Plusieurs ingénieurs habiles ont consenti à aller à la frontière ; pourquoi n'y ont-ils pas été envoyés ? S'il est vrai que nous approchons de la paix, il n'en faut pas moins nous préparer à la guerre ; on nous traite encore de rebelles. Au moyen de quelques batteries garnies de 1200 à 1500 hommes, vous vous maintiendriez sur les frontières de la Flandre hollandaise jusqu'à ce que les populations (qui, quoi qu'on en dise, sont animées du meilleur esprit) aient eu le temps d'arriver à la frontière. Il en est de même des provinces d'Anvers et de Limbourg. Si dans deux fois vingt-quatre heures il n'est pas pris de mesure sur le génie militaire, je ferai une proposition formelle. (B., 28 mai.)
M. le chevalier de Sauvage, ministre de l'intérieur – J'ai exposé les motifs des mesures qui ont été prises, le congrès en jugera. Quant à la partie stratégique, je n'y entends rien. Le ministre de la guerre sait bien qu'il peut disposer des employés du génie civil. Au reste je lui en écrirai de nouveau. (J. B., 28 mai.)
M. le comte d’Arschot fait remarquer que les observations de l'orateur concernent plutôt le ministre de la guerre que le ministre de l'intérieur. (I., 28 mai.)
- Cet incident n'a pas de suite. M. le ministre de l'intérieur descend de la tribune. (I., 28 mai.)
M. Fleussu, rapporteur de la commission chargée de la vérification des pouvoirs des députés et suppléants élus par le Hainaut, propose l’admission de M. Fontaine-Spitaels en remplacement de M. Goffint, député de Mons, démissionnaire. (P. V.)
- Ces conclusions sont adoptées.
M. le président – L'ordre du jour appelle la discussion du projet de décret sur les récompenses nationales. (E., 28 mai.)
- On donne lecture du projet de décret présenté par la section centrale. (E., 28 mai.)
M. Frison – Déterminé à voter contre l’ensemble du projet sur les récompenses nationales, je désire motiver mon vote négatif en peu de mots.
Je regarde le projet comme inutile, parce que les citoyens qui ont rendu de véritables services à notre glorieuse révolution sont suffisamment récompensés par l'estime et la considération de leurs compatriotes.
Il est dangereux, parce qu'il deviendra un ferment de discorde parmi nous, dans un moment où l'union est indispensable.
Comment voulez-vous, messieurs, quelque confiance que nous puissions avoir du reste dans l'équité des hommes dont le projet nous abandonne le choix pour former les commissions provinciales, comment voulez-vous, dis-je, que l'erreur ne préside pas souvent à la distribution des étoiles d’honneur ?
La publication des listes ne m'est pas une garantie suffisante, et j'y vois un bien grand mal. dans les dénonciations, les accusations que cette publication va entraîner.

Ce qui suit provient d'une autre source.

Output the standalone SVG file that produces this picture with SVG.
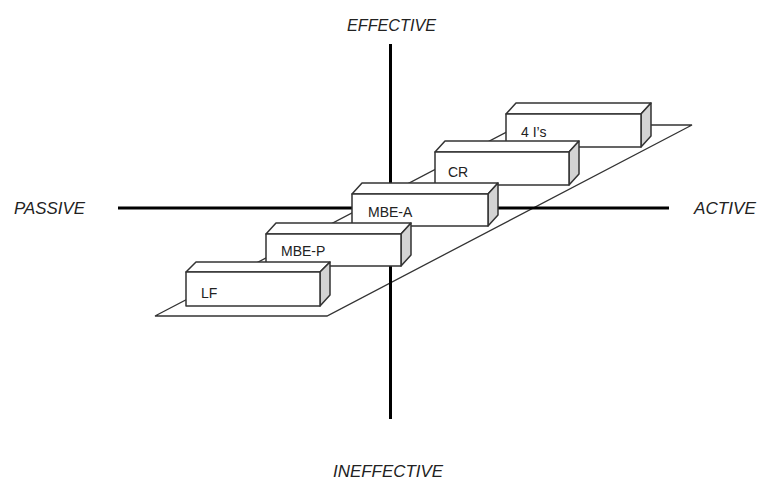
<svg xmlns="http://www.w3.org/2000/svg" width="758" height="479" viewBox="0 0 758 479">
<style>
.axis{stroke:#000;stroke-width:3;fill:none}
.plane{stroke:#333;stroke-width:1.3;fill:none}
.face{fill:#fff;stroke:#333;stroke-width:1.5;stroke-linejoin:round}
.side{fill:#d3d3d3;stroke:#333;stroke-width:1.5;stroke-linejoin:round}
.lbl{font-family:"Liberation Sans",Arial,sans-serif;font-size:14px;fill:#222}
.ax{font-family:"Liberation Sans",Arial,sans-serif;font-size:16px;font-style:italic;fill:#222}
</style>
<rect width="758" height="479" fill="#fff"/>
<g id="connectors">
<polygon class="plane" points="155,316 327,316 692,125 520,125"/>
<line class="axis" x1="390.5" y1="44" x2="390.5" y2="419"/>
<line class="axis" x1="118" y1="208" x2="669" y2="208"/>
</g>
<g id="node-4is">
<polygon class="face" points="506,114 516,103 651,103 641,114"/>
<polygon class="side" points="641,114 651,103 651,136 641,147"/>
<rect class="face" x="506" y="114" width="135" height="33"/>
<text class="lbl" x="521" y="137">4 I’s</text>
</g>
<g id="node-cr">
<polygon class="face" points="435,152 445,141 579,141 569,152"/>
<polygon class="side" points="569,152 579,141 579,174 569,185"/>
<rect class="face" x="435" y="152" width="134" height="33"/>
<text class="lbl" x="448" y="177">CR</text>
</g>
<g id="node-mbea">
<polygon class="face" points="352,194 362,183 498,183 488,194"/>
<polygon class="side" points="488,194 498,183 498,215 488,226"/>
<rect class="face" x="352" y="194" width="136" height="32"/>
<text class="lbl" x="368" y="217">MBE-A</text>
</g>
<g id="node-mbep">
<polygon class="face" points="266,234 276,223 411,223 401,234"/>
<polygon class="side" points="401,234 411,223 411,255 401,266"/>
<rect class="face" x="266" y="234" width="135" height="32"/>
<text class="lbl" x="281" y="256">MBE-P</text>
</g>
<g id="node-lf">
<polygon class="face" points="186,272 196,262 330,262 320,272"/>
<polygon class="side" points="320,272 330,262 330,295 320,306"/>
<rect class="face" x="186" y="272" width="134" height="34"/>
<text class="lbl" x="201" y="298">LF</text>
</g>
<g id="axis-labels">
<text class="ax" x="347" y="31" textLength="89" lengthAdjust="spacingAndGlyphs">EFFECTIVE</text>
<text class="ax" x="333" y="477" textLength="110" lengthAdjust="spacingAndGlyphs">INEFFECTIVE</text>
<text class="ax" x="14" y="214" textLength="71" lengthAdjust="spacingAndGlyphs">PASSIVE</text>
<text class="ax" x="694" y="214" textLength="62" lengthAdjust="spacingAndGlyphs">ACTIVE</text>
</g>
</svg>
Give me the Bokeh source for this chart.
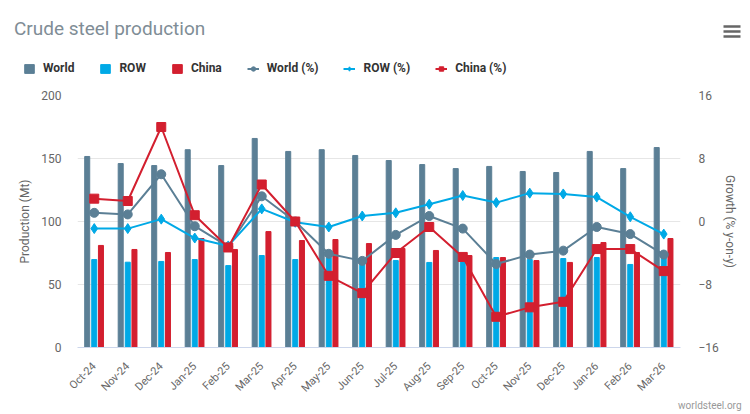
import math
from bokeh.plotting import figure
from bokeh.layouts import column
from bokeh.models import (FactorRange, Range1d, LinearAxis, ColumnDataSource, Legend,
                          LegendItem, Label, BoxAnnotation, FixedTicker, Title)
from bokeh.transform import dodge
from bokeh.embed import file_html
from bokeh.resources import INLINE

months = ["Oct-24", "Nov-24", "Dec-24", "Jan-25", "Feb-25", "Mar-25", "Apr-25", "May-25",
          "Jun-25", "Jul-25", "Aug-25", "Sep-25", "Oct-25", "Nov-25", "Dec-25", "Jan-26",
          "Feb-26", "Mar-26"]
world = [151.6, 146.0, 144.4, 157.0, 144.4, 165.9, 155.6, 157.0, 152.4, 148.4, 145.2, 142.0,
         143.7, 139.7, 138.9, 155.6, 142.0, 158.7]
row = [69.8, 67.7, 68.3, 69.8, 65.0, 73.0, 69.8, 71.0, 69.0, 69.0, 67.5, 68.3,
       71.4, 69.8, 70.6, 71.4, 65.9, 71.4]
china = [81.0, 77.8, 75.4, 86.5, 77.8, 92.0, 84.9, 85.7, 82.5, 78.6, 77.0, 73.0,
         71.4, 69.0, 67.5, 83.3, 75.4, 86.5]
world_pct = [1.1, 0.9, 6.0, -0.6, -3.2, 3.2, 0.0, -4.1, -5.0, -1.7, 0.7, -0.9,
             -5.4, -4.2, -3.7, -0.7, -1.6, -4.2]
row_pct = [-0.9, -0.9, 0.3, -2.1, -3.1, 1.6, -0.1, -0.7, 0.7, 1.1, 2.2, 3.3,
           2.4, 3.6, 3.5, 3.1, 0.6, -1.6]
china_pct = [2.9, 2.6, 12.0, 0.8, -3.3, 4.7, 0.0, -6.9, -9.1, -4.0, -0.7, -4.5,
             -12.1, -10.9, -10.2, -3.5, -3.5, -6.3]
left_ticks = [0, 50, 100, 150, 200]
right_ticks = [-16, -8, 0, 8, 16]

C_WORLD = "#5b7f95"
C_ROW = "#00a9e6"
C_CHINA = "#d31f2f"
FONT = "Roboto"
TXT = "#666666"

# ---------------- header (title, legend, menu icon) ----------------
hdr = figure(width=742, height=84, x_range=Range1d(0, 742), y_range=Range1d(0, 84),
             output_backend="svg", toolbar_location=None, x_axis_type=None, y_axis_type=None,
             min_border=0, min_border_left=0, min_border_right=0, min_border_top=0,
             min_border_bottom=0)
hdr.outline_line_color = None
hdr.xgrid.grid_line_color = None
hdr.ygrid.grid_line_color = None

# legend-only glyph renderers, positioned outside the header's visible range
d_w = hdr.vbar(x=[-1000], top=[-1000], width=1, color=C_WORLD)
d_r = hdr.vbar(x=[-1000], top=[-1000], width=1, color=C_ROW)
d_c = hdr.vbar(x=[-1000], top=[-1000], width=1, color=C_CHINA)
dl_w = hdr.line(x=[-1000, -999], y=[-1000, -1000], color=C_WORLD, line_width=2)
dm_w = hdr.scatter(x=[-1000], y=[-1000], marker="circle", size=8, color=C_WORLD)
dl_r = hdr.line(x=[-1000, -999], y=[-1000, -1000], color=C_ROW, line_width=2)
dm_r = hdr.scatter(x=[-1000], y=[-1000], marker="diamond", size=9, color=C_ROW)
dl_c = hdr.line(x=[-1000, -999], y=[-1000, -1000], color=C_CHINA, line_width=2)
dm_c = hdr.scatter(x=[-1000], y=[-1000], marker="square", size=8, color=C_CHINA)

legend = Legend(items=[
    LegendItem(label="World", renderers=[d_w]),
    LegendItem(label="ROW", renderers=[d_r]),
    LegendItem(label="China", renderers=[d_c]),
    LegendItem(label="World (%)", renderers=[dl_w, dm_w]),
    LegendItem(label="ROW (%)", renderers=[dl_r, dm_r]),
    LegendItem(label="China (%)", renderers=[dl_c, dm_c]),
], location=(23, 9), orientation="horizontal")
legend.border_line_color = None
legend.background_fill_alpha = 0
legend.padding = 0
legend.margin = 0
legend.spacing = 25
legend.glyph_width = 12
legend.glyph_height = 11
legend.label_standoff = 8
legend.label_text_font = FONT
legend.label_text_font_size = "12px"
legend.label_text_font_style = "bold"
legend.label_text_color = "#333333"
legend.label_height = 14
hdr.add_layout(legend)

title = Label(x=13.4, y=68, x_units="screen", y_units="screen", text="Crude steel production",
              text_font=FONT, text_font_size="19px", text_color="#7f8d96",
              text_baseline="top", text_align="left")
hdr.add_layout(title)

for yc in (58, 53, 48):
    hdr.add_layout(BoxAnnotation(left=723, right=740, bottom=yc - 1.3, top=yc + 1.3,
                                 left_units="screen", right_units="screen",
                                 top_units="screen", bottom_units="screen",
                                 fill_color="#666666", fill_alpha=1, line_color=None))

# ---------------- main chart ----------------
src = ColumnDataSource(dict(month=months, world=world, row=row, china=china,
                            world_pct=world_pct, row_pct=row_pct, china_pct=china_pct))

p = figure(x_range=FactorRange(factors=months, range_padding=0), y_range=Range1d(0, 200),
           frame_width=603, frame_height=252, output_backend="svg", toolbar_location=None,
           min_border_left=77, min_border_right=62, min_border_top=11, min_border_bottom=66)
p.extra_y_ranges = {"pct": Range1d(-16, 16)}
p.outline_line_color = None

for fig in (hdr, p):
    if "frame_align" in fig.properties():
        fig.frame_align = False

p.vbar(x=dodge("month", -0.21, range=p.x_range), top="world", width=0.15,
       color=C_WORLD, source=src)
p.vbar(x=dodge("month", 0.0, range=p.x_range), top="row", width=0.15,
       color=C_ROW, source=src)
p.vbar(x=dodge("month", 0.2, range=p.x_range), top="china", width=0.15,
       color=C_CHINA, source=src)

p.line(x="month", y="world_pct", y_range_name="pct", source=src, color=C_WORLD, line_width=2)
p.scatter(x="month", y="world_pct", y_range_name="pct", source=src, marker="circle",
          size=9, color=C_WORLD)
p.line(x="month", y="row_pct", y_range_name="pct", source=src, color=C_ROW, line_width=2)
p.scatter(x="month", y="row_pct", y_range_name="pct", source=src, marker="diamond",
          size=10, color=C_ROW)
p.line(x="month", y="china_pct", y_range_name="pct", source=src, color=C_CHINA, line_width=2)
p.scatter(x="month", y="china_pct", y_range_name="pct", source=src, marker="square",
          size=9, color=C_CHINA)

p.xgrid.grid_line_color = None
p.ygrid.grid_line_color = "#e6e6e6"

ya = p.yaxis[0]
ya.ticker = FixedTicker(ticks=left_ticks)
ya.axis_label = "Production (Mt)"
ya.axis_line_color = None
ya.major_tick_line_color = None
ya.minor_tick_line_color = None
ya.major_label_standoff = 10
ya.axis_label_standoff = 6
ya.major_label_text_font = FONT
ya.major_label_text_font_size = "12px"
ya.major_label_text_color = TXT
ya.axis_label_text_font = FONT
ya.axis_label_text_font_size = "12px"
ya.axis_label_text_font_style = "normal"
ya.axis_label_text_color = TXT

ra = LinearAxis(y_range_name="pct", ticker=FixedTicker(ticks=right_ticks),
                axis_label="Growth (% y-on-y)")
ra.axis_line_color = None
ra.major_tick_line_color = None
ra.minor_tick_line_color = None
ra.major_label_standoff = 12
ra.axis_label_standoff = 1
ra.major_label_text_font = FONT
ra.major_label_text_font_size = "12px"
ra.major_label_text_color = TXT
ra.axis_label_text_font = FONT
ra.axis_label_text_font_size = "12px"
ra.axis_label_text_font_style = "normal"
ra.axis_label_text_color = TXT
p.add_layout(ra, "right")

xa = p.xaxis[0]
xa.major_label_orientation = math.pi / 4
xa.major_tick_line_color = None
xa.minor_tick_line_color = None
xa.axis_line_color = "#ccd6eb"
xa.major_label_text_font = FONT
xa.major_label_text_font_size = "11px"
xa.major_label_text_color = TXT
xa.major_label_standoff = 11

credit = Title(text="worldsteel.org", align="right", offset=-61, standoff=0,
               text_font=FONT, text_font_size="10px", text_color="#999999",
               text_font_style="normal")
try:
    credit.standoff = -9
except Exception:
    credit.standoff = 0
    xa.major_label_standoff = 4
p.add_layout(credit, "below")

open("out.html", "w").write(file_html(column(hdr, p), INLINE))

Tel n'y verra point figurer son nom qui s'en croira digne, et ce sera le plus grand nombre, car c'est une vérité banale dont chacun de nous a pu se convaincre. N'entendons-nous pas tous les jours de ces gens qui, sans avoir (page 151) rien fait, content leurs prouesses ? d'autres qui exagèrent les services qu'ils ont eu le bonheur de rendre à leur patrie ? Les uns et les autres se croient les mêmes titres à la reconnaissance publique.
Pensez-vous, messieurs, qu'un citoyen honorable voudra voir afficher son nom sur les places publiques, s'exposer à la critique, à la calomnie même, et pourquoi ? pour un hochet !....
Si le projet se bornait aux drapeaux d'honneur à décerner aux corps de volontaires et aux villes et communes qui ont contribué d'une manière efficace au succès de la révolution, je l'adopterais avec plaisir, car je ne vois point d'inconvénient à une récompense générale. Mais tant et aussi longtemps que j'y verrai figurer cette étoile, véritable brandon de discorde, je m’y opposerai. (I., 28 mai.)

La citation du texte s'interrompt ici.